How to improve the Curve Tracing Results
Since this circuit involves high frequencies and high impedances, careful construction is needed to prevent unwanted noise and oscillation.
Ample decoupling is recommended. As far as possible, try to avoid breadboarding this circuit and use a PCB or a perfboard instead.
This circuit is very crude and hence temperamental. It is recommended to power this circuit from a variable voltage source. Even a LM317 will work in a pinch. This circuit is most stable at around 7.5V.
Another important thing to consider is the horizontal scale setting on the scope – if too high then all the low frequency noise makes the trace fuzzy and if too low then there’s not enough data to get a ‘complete’ trace. Again, this depends on the power supply setting.
Getting a useable trace requires careful tuning of the oscilloscope timebase setting and input voltage.
If you want useful measurements then a test resistor and the knowledge of opamp output characteristics is required. With a little math good values can be obtained.
How to use Curve Tracer Circuit
There are two simple things to keep in mind – the X axis represents the voltage and the Y axis represents the current.
On an oscilloscope, probing the X axis is quite simple – the voltage is ‘as is’, i.e. corresponds to the volts per division set on the oscilloscope.
The Y or current axis is slightly trickier. We’re not directly measuring the current here, instead we’re measuring the voltage dropped across the test resistor as a result of the current through the circuit.
It is enough if we measure the peak voltage value on the Y axis. In this case, it’s 2V, as seen in previous figure.
So the peak current through the test circuit is
Isweep = Vpeak/Rtest.
This represents the ‘sweep’ current range, from 0 - Isweep.
Depending on the setting, the graph can extend into as many divisions on the screen as that available. So the current per division is simply the peak current divided by the number of divisions the graph extends to, in other words the line parallel to the X axis where the top ‘tip’ of the graph touches.
Curve Tracing for Diode
All the noise and fuzz described above is seen here.
However, the diode curve can clearly be seen, with the ‘knee’ point at 0.7V (note the 500mV per division X scale).
Note that the X axis corresponds exactly with the expected 0.7V, which justifies the ‘as is’ nature of the X axis reading.
The test resistance used here was 1K, so the current range was from 0mA – 2mA. Here the graph does not exceed two divisions (approximately), so a rough scale would be 1mA/division.
Curve Tracing for Resistor
Resistors are electrically the simplest devices, with a linear VI curve, a.k.a Ohm’s law, R = V/I. It is obvious that low value resistors have steep slopes (higher I for given V) and high value resistors have more gentle slopes (less I for given V).

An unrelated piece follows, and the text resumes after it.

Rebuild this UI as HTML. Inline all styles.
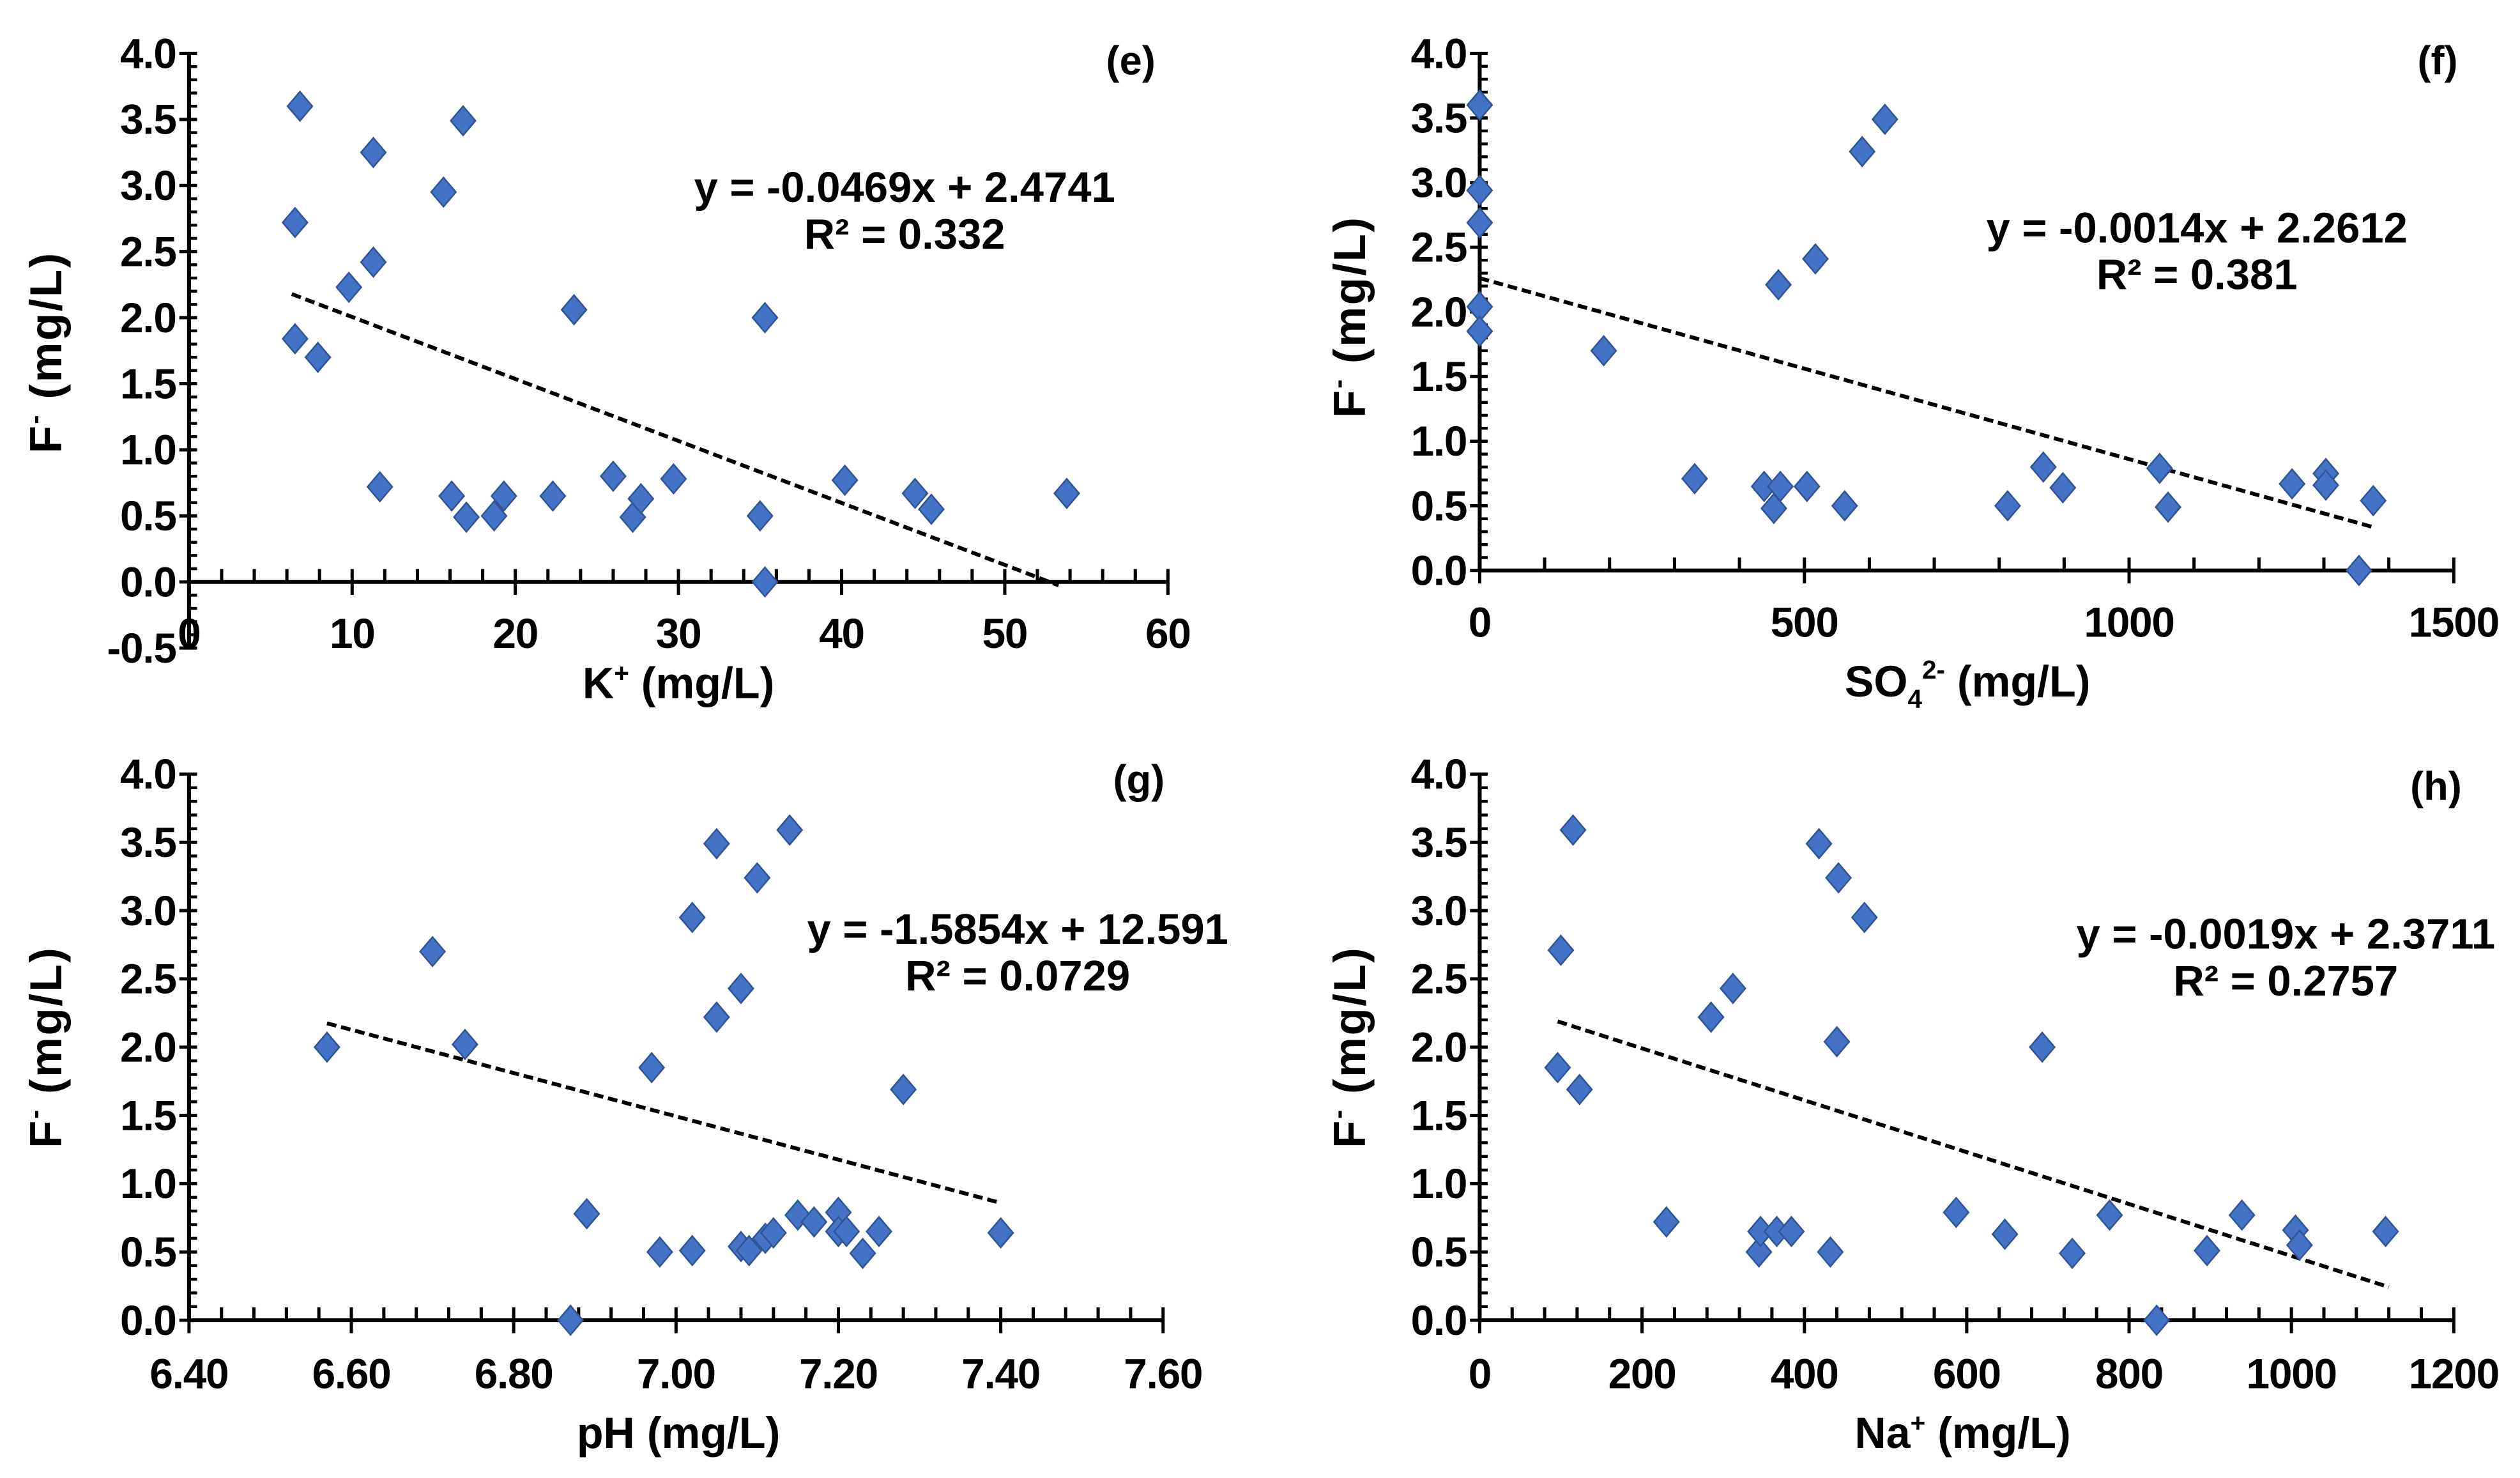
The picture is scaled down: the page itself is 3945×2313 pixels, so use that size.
<!DOCTYPE html>
<html><head><meta charset="utf-8"><style>
html,body{margin:0;padding:0;background:#fff}
svg{display:block}
text{font-family:"Liberation Sans",Arial,sans-serif;font-weight:bold;fill:#000}
</style></head><body>
<svg id="chart" width="3945" height="2313" viewBox="0 0 1560 914.6" xmlns="http://www.w3.org/2000/svg"></svg>
<script>
// Panel (e) K+
const eX=[6.5,6.8,6.5,7.9,9.8,11.3,11.3,11.7,15.6,16.8,16.1,17,18.7,19.3,22.3,23.6,26,27.2,27.7,29.7,35,35.3,35.3,40.2,44.5,45.5,53.8];
const eY=[1.84,3.6,2.72,1.7,2.23,3.25,2.42,0.72,2.95,3.49,0.65,0.49,0.5,0.65,0.65,2.06,0.8,0.49,0.63,0.78,0.5,2.0,0,0.77,0.67,0.55,0.67];
const eXTicks=["0","10","20","30","40","50","60"];
const eYTicks=["-0.5","0.0","0.5","1.0","1.5","2.0","2.5","3.0","3.5","4.0"];
// Panel (f) SO4
const fX=[0,0,0,0,0,191,331,438,453,463,460,517,504,562,589,624,813,868,898,1047,1060,1251,1303,1303,1376,1354];
const fY=[3.6,2.94,2.69,2.04,1.85,1.7,0.71,0.65,0.48,0.65,2.21,2.41,0.65,0.5,3.24,3.49,0.5,0.8,0.64,0.79,0.49,0.67,0.75,0.66,0.54,0];
const fXTicks=["0","500","1000","1500"];
const fYTicks=["0.0","0.5","1.0","1.5","2.0","2.5","3.0","3.5","4.0"];
// Panel (g) pH
const gX=[6.57,6.70,6.74,6.89,6.87,6.97,6.98,7.02,7.02,7.05,7.05,7.08,7.08,7.09,7.10,7.11,7.12,7.14,7.15,7.17,7.20,7.20,7.21,7.23,7.25,7.28,7.40];
const gY=[2.0,2.70,2.02,0.78,0,1.85,0.5,0.51,2.95,3.49,2.22,2.43,0.54,0.51,3.24,0.6,0.64,3.59,0.77,0.72,0.79,0.65,0.65,0.49,0.65,1.69,0.64];
const gXTicks=["6.40","6.60","6.80","7.00","7.20","7.40","7.60"];
const gYTicks=["0.0","0.5","1.0","1.5","2.0","2.5","3.0","3.5","4.0"];
// Panel (h) Na+
const hX=[96,100,115,123,230,285,312,344,346,366,384,418,432,440,442,474,587,647,693,730,776,896,939,1005,1010,1116,834];
const hY=[1.85,2.71,3.59,1.69,0.72,2.22,2.43,0.5,0.65,0.65,0.65,3.49,0.5,2.04,3.24,2.95,0.79,0.63,2.0,0.49,0.77,0.51,0.77,0.66,0.55,0.65,0];
const hXTicks=["0","200","400","600","800","1000","1200"];
const hYTicks=["0.0","0.5","1.0","1.5","2.0","2.5","3.0","3.5","4.0"];

const NS="http://www.w3.org/2000/svg";
const svg=document.getElementById('chart');
function mk(tag,attrs,parent){const e=document.createElementNS(NS,tag);for(const k in attrs)e.setAttribute(k,attrs[k]);(parent||svg).appendChild(e);return e;}

function panel(o){
  const g=mk('g',{});
  
  
  const sx=v=>o.px0+(v-o.x0)/(o.x1-o.x0)*(o.px1-o.px0);
  const sy=v=>o.py0-(v-o.y0)/(o.y1-o.y0)*(o.py0-o.py1);
  const ax=sx(o.x0), ay=sy(0);
  const ya=mk('line',{x1:ax,y1:sy(o.y0),x2:ax,y2:sy(o.y1),stroke:'#000','stroke-width':2.4},g);
  
  
  for(let v=o.y0;v<=o.y1+1e-9;v+=0.1){
    const y=sy(v);const maj=Math.abs(v*2-Math.round(v*2))<1e-6;
    mk('line',{x1:maj?ax-6:ax,y1:y,x2:ax+5,y2:y,stroke:'#000','stroke-width':maj?2:1.8},g);
  }
  o.yT.forEach((t,i)=>{
    const v=o.y0+i*0.5;
    const tx=mk('text',{x:ax-8,y:sy(v)+9,'text-anchor':'end','font-size':26,'letter-spacing':-0.5},g);
    tx.textContent=t;
    
    
  });
  const xa=mk('line',{x1:ax,y1:ay,x2:sx(o.x1),y2:ay,stroke:'#000','stroke-width':2.4},g);
  
  
  const nMaj=o.xT.length-1, step=(o.x1-o.x0)/nMaj;
  for(let i=0;i<=nMaj*o.minor;i++){
    const v=o.x0+i*step/o.minor;const x=sx(v);const maj=i%o.minor===0;
    mk('line',{x1:x,y1:ay-8,x2:x,y2:maj?ay+8:ay,stroke:'#000','stroke-width':2},g);
  }
  o.xT.forEach((t,i)=>{
    const tx=mk('text',{x:sx(o.x0+i*step),y:o.xly,'text-anchor':'middle','font-size':26,'letter-spacing':-0.5},g);
    tx.textContent=t;
    
    
  });
  const tl=mk('line',{x1:sx(o.t0),y1:sy(o.m*o.t0+o.b),x2:sx(o.t1),y2:sy(o.m*o.t1+o.b),stroke:'#000','stroke-width':2.4,'stroke-dasharray':'6,3'},g);
  
  
  o.xs.forEach((xv,i)=>{
    const cx=sx(xv),cy=sy(o.ys[i]),r=9;
    const p=mk('path',{d:`M${cx},${cy-r}L${cx+r*0.85},${cy}L${cx},${cy+r}L${cx-r*0.85},${cy}Z`,fill:'#4472C4',stroke:'#2F5597','stroke-width':1},g);
    
    
  });
  const t1=mk('text',{x:o.eqx,y:o.eqy,'text-anchor':'middle','font-size':26.5},g);t1.textContent=o.eq;
  
  
  const t2=mk('text',{x:o.eqx,y:o.eqy+29,'text-anchor':'middle','font-size':26.5},g);t2.innerHTML=o.r2;
  
  
  const t3=mk('text',{x:o.lx,y:o.ly,'text-anchor':'middle','font-size':25},g);t3.textContent='('+o.id+')';
  
  
  const t4=mk('text',{x:o.xtx,y:o.xty,'text-anchor':'middle','font-size':27},g);t4.innerHTML=o.xt;
  
  
  const t5=mk('text',{x:0,y:0,'text-anchor':'middle','font-size':28,'letter-spacing':1,transform:`translate(${o.ytx},${o.ytc}) rotate(-90)`},g);
  t5.innerHTML='F<tspan font-size="17" dy="-11">-</tspan><tspan dy="11">  (mg/L)</tspan>';
  
  
}

panel({id:'e',xs:eX,ys:eY,xT:eXTicks,yT:eYTicks,x0:0,x1:60,y0:-0.5,y1:4.0,px0:117,px1:723,py0:401,py1:33,minor:5,xly:401,
  m:-0.0469,b:2.4741,t0:6.3,t1:53.3,eq:'y = -0.0469x + 2.4741',r2:'R² = 0.332',eqx:560,eqy:125,lx:700,ly:46,
  xt:'K<tspan font-size="16" dy="-10">+</tspan><tspan dy="10"> (mg/L)</tspan>',xtx:420,xty:432,ytx:38,ytc:218});
panel({id:'f',xs:fX,ys:fY,xT:fXTicks,yT:fYTicks,x0:0,x1:1500,y0:0,y1:4.0,px0:916,px1:1519,py0:353,py1:33,minor:5,xly:394,
  m:-0.0014,b:2.2612,t0:0,t1:1376,eq:'y = -0.0014x + 2.2612',r2:'R² = 0.381',eqx:1360,eqy:150,lx:1509,ly:46,
  xt:'SO<tspan font-size="16" dy="7">4</tspan><tspan font-size="16" dy="-18">2-</tspan><tspan dy="11"> (mg/L)</tspan>',xtx:1218,xty:431,ytx:845,ytc:196});
panel({id:'g',xs:gX,ys:gY,xT:gXTicks,yT:gYTicks,x0:6.4,x1:7.6,y0:0,y1:4.0,px0:117,px1:720,py0:817,py1:479,minor:5,xly:859,
  m:-1.5854,b:12.591,t0:6.57,t1:7.40,eq:'y = -1.5854x + 12.591',r2:'R² = 0.0729',eqx:630,eqy:584,lx:705,ly:491,
  xt:'pH (mg/L)',xtx:420,xty:896,ytx:38,ytc:648});
panel({id:'h',xs:hX,ys:hY,xT:hXTicks,yT:hYTicks,x0:0,x1:1200,y0:0,y1:4.0,px0:916,px1:1519,py0:817,py1:479,minor:5,xly:859,
  m:-0.0019,b:2.3711,t0:96,t1:1120,eq:'y = -0.0019x + 2.3711',r2:'R² = 0.2757',eqx:1415,eqy:587,lx:1508,ly:495,
  xt:'Na<tspan font-size="16" dy="-10">+</tspan><tspan dy="10"> (mg/L)</tspan>',xtx:1215,xty:896,ytx:845,ytc:648});
</script>
</body></html>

The test resistance here was 100 Ohms, so the current range was 0mA – 20mA. Since the graph extends to 2.5 divisions, the current per division is 8mA.
The current rises 16mA for a volt, so the resistance is 1V/16mA = 62 Ohms, which is appropriate since a 100 Ohm pot was the DUT.
Curve Tracing for Transistor
Since the transistor is a three terminal device, the number of measurements that can be made is quite large, however, only a few of those measurements find common use, one of them being the dependence of collector voltage on base current (both referenced to ground, of course) at a constant collector current.
Using our curve tracer this should be an easy task. The base is hooked up to a constant bias and the X axis to the collector. The test resistance provides the ‘constant’ current.
The resultant trace should look something like this:
IB Vs VCE
Note that the graph shown above is a log scale, remember that the oscilloscope is linear by default.
So Curve tracers are devices that produce VI traces for simple components and help gain an intuitive understanding of component characteristics.